After being on the planning commission for a few years, I was encouraged by others in local government to run for city council, but I never wanted to run against any incumbents, so I held off. And then in 2023, an empty seat became available, and the person who was in that seat reached out to me and said, “Mo, I'm not running for re-election. If you are interested, I think you would be a great person, and I would endorse you for my seat.”

It was a tough decision, but eventually, I pulled the plug and made it official that I was running.

Why do you think politics would benefit from more engineers?

I remember asking CEE Professor Emeritus Joe Mahoney as far back as 2009 why there weren’t more engineers in politics. Because I knew engineers would make good politicians: we want to solve problems and are pragmatic.

We also have a code of conduct as engineers, so we know about integrity and ethics, and I think everyone [in politics] should have that. As engineers, we have the skills to solve problems systematically and methodically. We know data. We know mathematics as a foundation of decision-making; we are project managers. We know how budgets work and how to manage stakeholders—everything we do as engineers is related to politics or regulation.

In what ways does your engineering background influence your decision making in politics?

I try to find a solution that will work and improve something, and that's what engineers do.
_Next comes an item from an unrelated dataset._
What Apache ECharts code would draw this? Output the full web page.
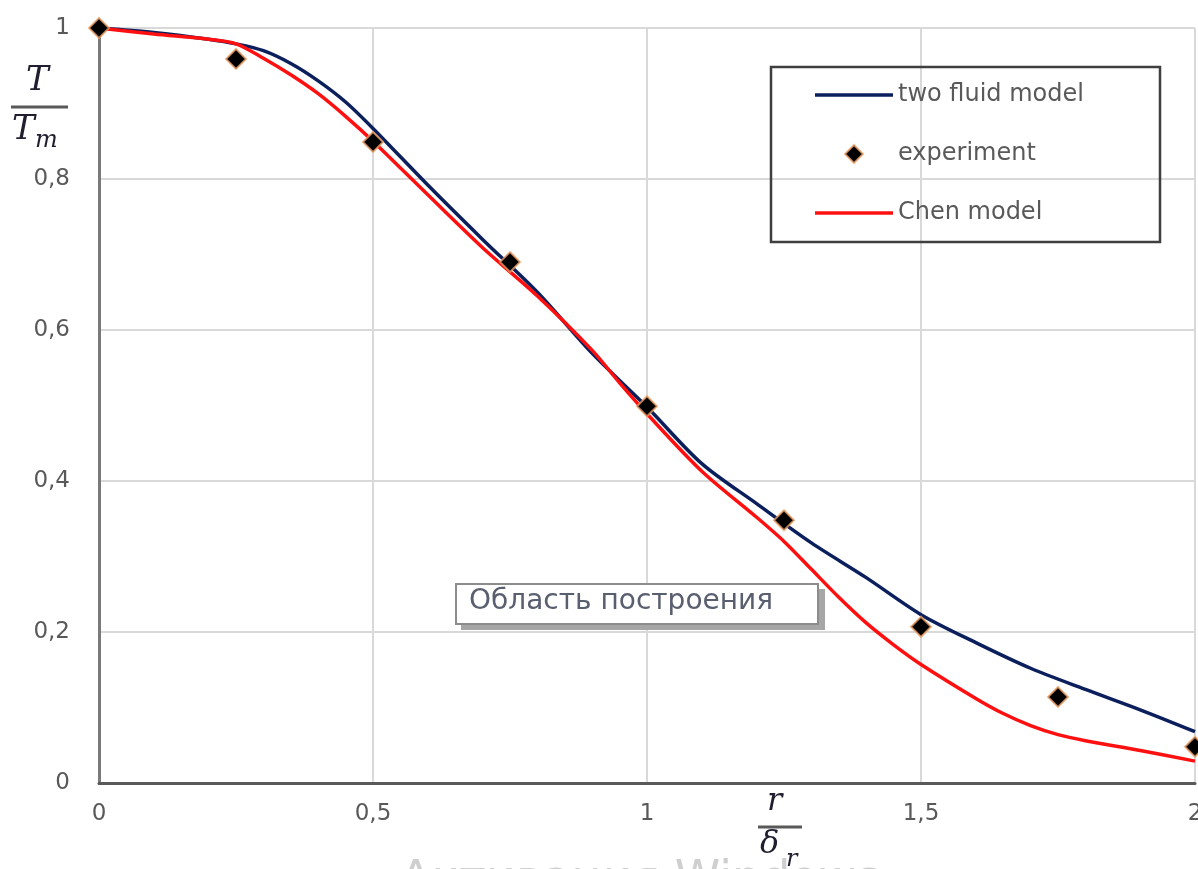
<!DOCTYPE html>
<html>
<head>
<meta charset="utf-8">
<script src="https://cdn.jsdelivr.net/npm/echarts@6/dist/echarts.min.js"></script>
<style>
html,body{margin:0;padding:0;background:#fff;}
#chart{width:1198px;height:869px;}
</style>
</head>
<body>
<div id="chart"></div>
<script>
// ---- data ----
const seriesNames = ['two fluid model', 'experiment', 'Chen model'];

const twoFluidX = [0, 0.1, 0.2, 0.25, 0.3, 0.35, 0.4, 0.45, 0.5, 0.6, 0.7, 0.8, 0.9, 1.0, 1.1, 1.2, 1.3, 1.4, 1.5, 1.6, 1.7, 1.8, 1.9, 2.0];
const twoFluidY = [1.0, 0.994, 0.985, 0.979, 0.970, 0.953, 0.930, 0.902, 0.867, 0.792, 0.720, 0.650, 0.569, 0.498, 0.423, 0.370, 0.318, 0.272, 0.223, 0.186, 0.152, 0.124, 0.097, 0.068];

const chenX = [0, 0.1, 0.2, 0.25, 0.3, 0.35, 0.4, 0.45, 0.5, 0.6, 0.7, 0.8, 0.9, 0.95, 1.0, 1.1, 1.2, 1.25, 1.3, 1.35, 1.4, 1.45, 1.5, 1.6, 1.65, 1.7, 1.75, 1.8, 1.9, 2.0];
const chenY = [1.0, 0.992, 0.985, 0.979, 0.960, 0.938, 0.913, 0.883, 0.850, 0.779, 0.709, 0.645, 0.573, 0.530, 0.489, 0.413, 0.352, 0.320, 0.283, 0.246, 0.212, 0.183, 0.157, 0.112, 0.092, 0.076, 0.064, 0.056, 0.043, 0.029];

const expX = [0, 0.25, 0.5, 0.75, 1.0, 1.25, 1.5, 1.75, 2.0];
const expY = [1.0, 0.959, 0.849, 0.690, 0.499, 0.348, 0.207, 0.114, 0.048];

const xMin = 0, xMax = 2, xStep = 0.5;
const yMin = 0, yMax = 1, yStep = 0.2;

const zip = (xs, ys) => xs.map((x, i) => [x, ys[i]]);
const fmt = v => String(+v.toFixed(2)).replace('.', ',');

const chart = echarts.init(document.getElementById('chart'), null, {renderer: 'canvas'});

const labelFont = 'DejaVu Sans';
const mathFont = 'DejaVu Serif';
const mathColor = '#1f1f2f';
const blue = '#0b1f5c';
const red = '#ff1010';

const lineIcon = 'path://M0,0 L78,0 L78,3.5 L0,3.5 Z';
const diamondIcon = 'path://M0,-10 L10,0 L0,10 L-10,0 Z';

const option = {
  animation: false,
  backgroundColor: '#ffffff',
  grid: {left: 99, right: 3, top: 28, bottom: 86, containLabel: false, outerBoundsMode: 'none'},
  xAxis: {
    type: 'value', min: xMin, max: xMax, interval: xStep,
    axisLine: {show: true, onZero: false, lineStyle: {color: '#595959', width: 3}},
    axisTick: {show: false},
    splitLine: {show: true, lineStyle: {color: '#d9d9d9', width: 2}},
    axisLabel: {color: '#595959', fontSize: 23, fontFamily: labelFont, margin: 20, formatter: fmt}
  },
  yAxis: {
    type: 'value', min: yMin, max: yMax, interval: yStep,
    axisLine: {show: true, onZero: false, lineStyle: {color: '#7a7a7a', width: 3}},
    axisTick: {show: false},
    splitLine: {show: true, lineStyle: {color: '#d9d9d9', width: 2}},
    axisLabel: {color: '#595959', fontSize: 23, fontFamily: labelFont, margin: 29, formatter: fmt}
  },
  legend: {
    orient: 'vertical', left: 815, top: 83,
    itemWidth: 78, itemHeight: 18, itemGap: 35,
    padding: 0, symbolKeepAspect: true,
    data: [
      {name: seriesNames[0], icon: lineIcon},
      {name: seriesNames[1], icon: diamondIcon},
      {name: seriesNames[2], icon: lineIcon}
    ],
    itemStyle: {opacity: 1},
    textStyle: {color: '#595959', fontSize: 24, fontFamily: labelFont}
  },
  series: [
    {
      name: seriesNames[0], type: 'line', data: zip(twoFluidX, twoFluidY),
      symbol: 'none', smooth: 0.3, z: 3,
      lineStyle: {color: blue, width: 3.5}, itemStyle: {color: blue}
    },
    {
      name: seriesNames[1], type: 'scatter', data: zip(expX, expY),
      symbol: 'diamond', symbolSize: [20, 20], z: 5,
      itemStyle: {color: '#000000', opacity: 1, borderColor: 'rgba(240,160,100,0.75)', borderWidth: 2}
    },
    {
      name: seriesNames[2], type: 'line', data: zip(chenX, chenY),
      symbol: 'none', smooth: 0.3, z: 4,
      lineStyle: {color: red, width: 3.5}, itemStyle: {color: red}
    }
  ],
  graphic: [
    // legend frame (transparent)
    {type: 'rect', z: 10, shape: {x: 771, y: 67, width: 389, height: 175},
     style: {fill: 'none', stroke: '#3f3f3f', lineWidth: 2.5}},
    // "Область построения" tooltip-like box with shadow
    {type: 'rect', z: 20, shape: {x: 461, y: 589, width: 364, height: 41},
     style: {fill: '#a6a6a6'}},
    {type: 'rect', z: 21, shape: {x: 456, y: 584, width: 362, height: 40},
     style: {fill: '#ffffff', stroke: '#8c8c8c', lineWidth: 2}},
    {type: 'text', z: 22, left: 469, top: 588,
     style: {text: 'Область построения', fontSize: 28, fontFamily: labelFont, fill: '#5a5f70'}},
    // y axis title: T / T_m
    {type: 'text', z: 10, left: 26, top: 64,
     style: {text: 'T', fontSize: 34, fontStyle: 'italic', fontFamily: mathFont, fill: mathColor}},
    {type: 'line', z: 10, shape: {x1: 11, y1: 107, x2: 68, y2: 107},
     style: {stroke: '#595959', lineWidth: 3}},
    {type: 'text', z: 10, left: 12, top: 113,
     style: {text: 'T', fontSize: 34, fontStyle: 'italic', fontFamily: mathFont, fill: mathColor}},
    {type: 'text', z: 10, left: 35, top: 129,
     style: {text: 'm', fontSize: 24, fontStyle: 'italic', fontFamily: mathFont, fill: mathColor}},
    // x axis title: r / δ_r
    {type: 'text', z: 10, left: 767, top: 786,
     style: {text: 'r', fontSize: 32, fontStyle: 'italic', fontFamily: mathFont, fill: mathColor}},
    {type: 'line', z: 10, shape: {x1: 758, y1: 827, x2: 802, y2: 827},
     style: {stroke: '#595959', lineWidth: 3}},
    {type: 'text', z: 10, left: 760, top: 829,
     style: {text: 'δ', fontSize: 32, fontStyle: 'italic', fontFamily: mathFont, fill: mathColor}},
    {type: 'text', z: 10, left: 786, top: 848,
     style: {text: 'r', fontSize: 24, fontStyle: 'italic', fontFamily: mathFont, fill: mathColor}},
    // clipped watermark at the bottom edge
    {type: 'text', z: 1, left: 400, top: 858,
     style: {text: 'Активация Windows', fontSize: 46, fontFamily: labelFont, fill: '#cfcfcf'}}
  ]
};

chart.setOption(option);
</script>
</body>
</html>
That's how engineers’ brains are wired: to improve processes and make things better with pragmatic solutions. The whole foundation of engineering gave me the skill set to think about systems and rely on data as the foundation of my decision making.

What do you see as the rewards of being involved in politics?

Politics is not for everyone. I think we need more engineers and good people in politics. But it’s a significant commitment, demanding extensive effort and the ability to navigate political complexities. The good side is all of the positive impact you can have--how your vote matters. I have many examples of how I influenced the planning commission to achieve a better outcome. It’s nice to feel like you changed something for the better.

How do you think an engineering education benefits those who pursue careers outside of traditional engineering fields?

Having a solid foundation in engineering really does allow you to do whatever you want. If you get your bachelor's in civil engineering first, the doors to you are open. You can do whatever you want after—you can work for the government, work in corporate America, go into politics, go into academics, and I am an example of that. I did all of those. But the engineering education is the foundation that shapes you and makes you a critical thinker, collaborator, and problem solver. That is something that you can take anywhere you want.

What brings you the most satisfaction in your roles as an educator and public servant?

I just get this satisfaction that I’ve never experienced in my life by teaching, and I don't know where it comes from. I love shaping future engineers and teaching them about stresses and strains (in an engineering context) while also teaching them about seeing the world through an engineering lens and helping them figure out what they want to do with that. I may not be the best teacher, but my students know I care about them, not just in my class but in whatever they choose to pursue in the future. And when I get an email from a former student that says, “Hey, you impacted my life, and I’m doing this right now, just wanted to let you know!” That just makes my day.